Waking up Chinese? |
In Sarah's case, no damage to the brain has been detected at all, even by state of the art scanners. This is why she was diagnosed with severe migraine rather than stroke. In fact, the boundary between the two is rather blurry, it would seem. Her migraines are hemiplegic and absolutely crippling. The poor woman has several a week, but only two have landed her in hospital. The first of these gave her the Foreign Accent Syndrome, and the second affected her mobility on her left side. It seems nothing can be done to prevent or help her with the migraines, and she is unable to work at the age of 38. Her husband is at his wits' end with worry.
Sarah's acquired pattern of speech makes her once Plymouth accent now come across as Chinese. She has a monotone, staccato rhythm and utterance final lengthening and inappropriate pitch rises. She simplifies consonant clusters ("hopital") or uses schwa epenthesis to help her articulate them, so "spider" becomes "s-e-pider". She drops plural [s] and has some mild agrammatisms and word-retrieval difficulties.

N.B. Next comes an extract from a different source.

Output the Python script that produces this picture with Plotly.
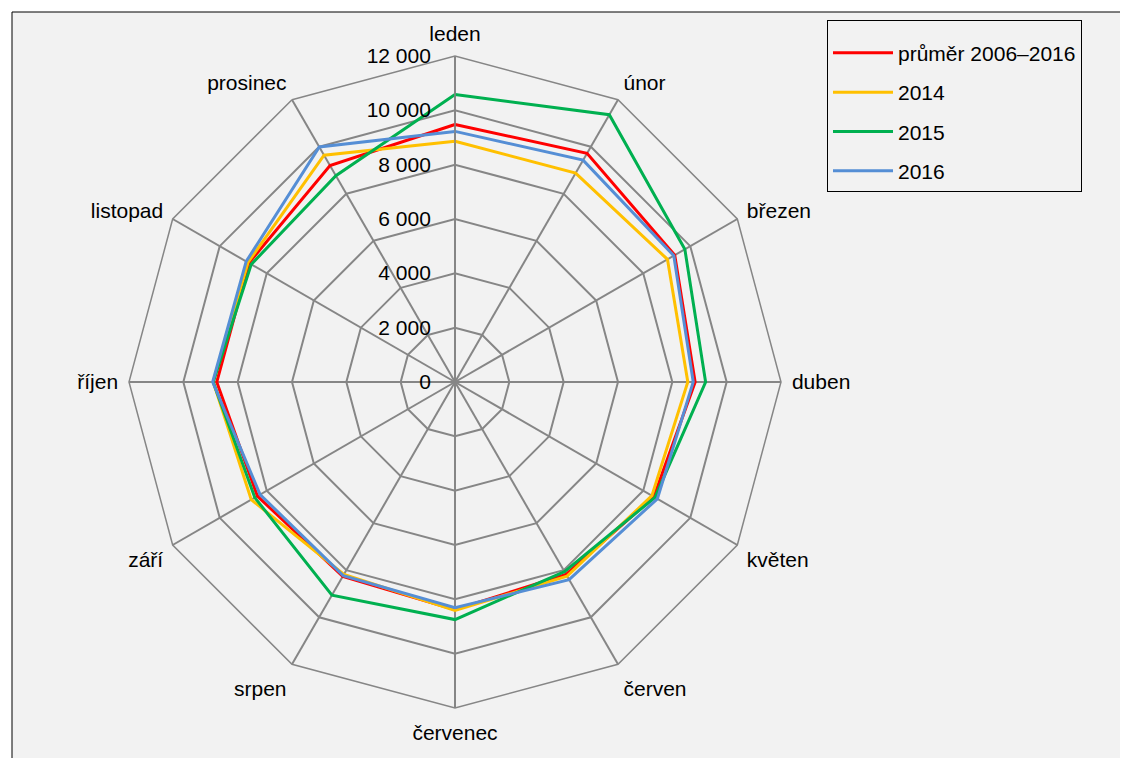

Goodness me, does it sound like I know what I am talking about? Well, I should, because I spent all of 1998 in Newcastle studying a lady with Foreign Accent Syndrome. She had a couple of minor strokes (TIAs) which replaced her mild Derbyshire accent with one that sounded distinctly French. She had been an accomplished singer, but now had difficulty controlling her breath and holding a note well. She was such a lovely person, and it was so sad how little we could do to help her. I say "all of 1998 studying a lady" - in fact, I only spent a couple of hours with her. The rest of the year was spent listening to recordings and staring at spectograms and pitch contours on phonetics laboratory software. No use to the patient at all.
The university bookbinder's line endings made me become a subtitler |
Exaggerated pitch contours in Foreign Accent Syndrome |
Anyway, lo and behold, off goes Sarah to see my former thesis supervisor, Professor Nick Miller, in the Department of Speech at the University of Newcastle upon Tyne. So nice to see him again after all these years. It looks like he has a bigger and better office now. When I was working for him, he was in very cramped conditions in the King George VI building and used to have all his children's clothes drying on the radiators. Scary to think that those young toddlers are probably at university themselves now.

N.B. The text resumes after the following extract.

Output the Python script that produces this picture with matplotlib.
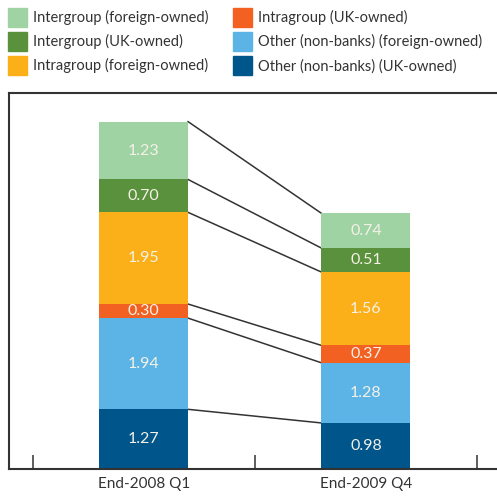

Glorious Newcastle-upon-Tyne |
Sarah undergoes some intensive speech therapy with Martin Duckworth, which she finds exhausting and frustrating. She has to repeat words over and over, trying to retrain all the tiny muscles involved in speech articulation. She does eventually considerably improve her pronunciation of "chips" and "chopsticks", though these may not have been the best choice of words for someone people (unhilariously) think should be ordering a Chinese takeaway. And there are so many more words in our rich and complex language left to work on. (Ironically, if Sarah had actually woken up Chinese, she may have found that easier, since there are far fewer possible consonant-vowel combinations in Mandarin syllables.)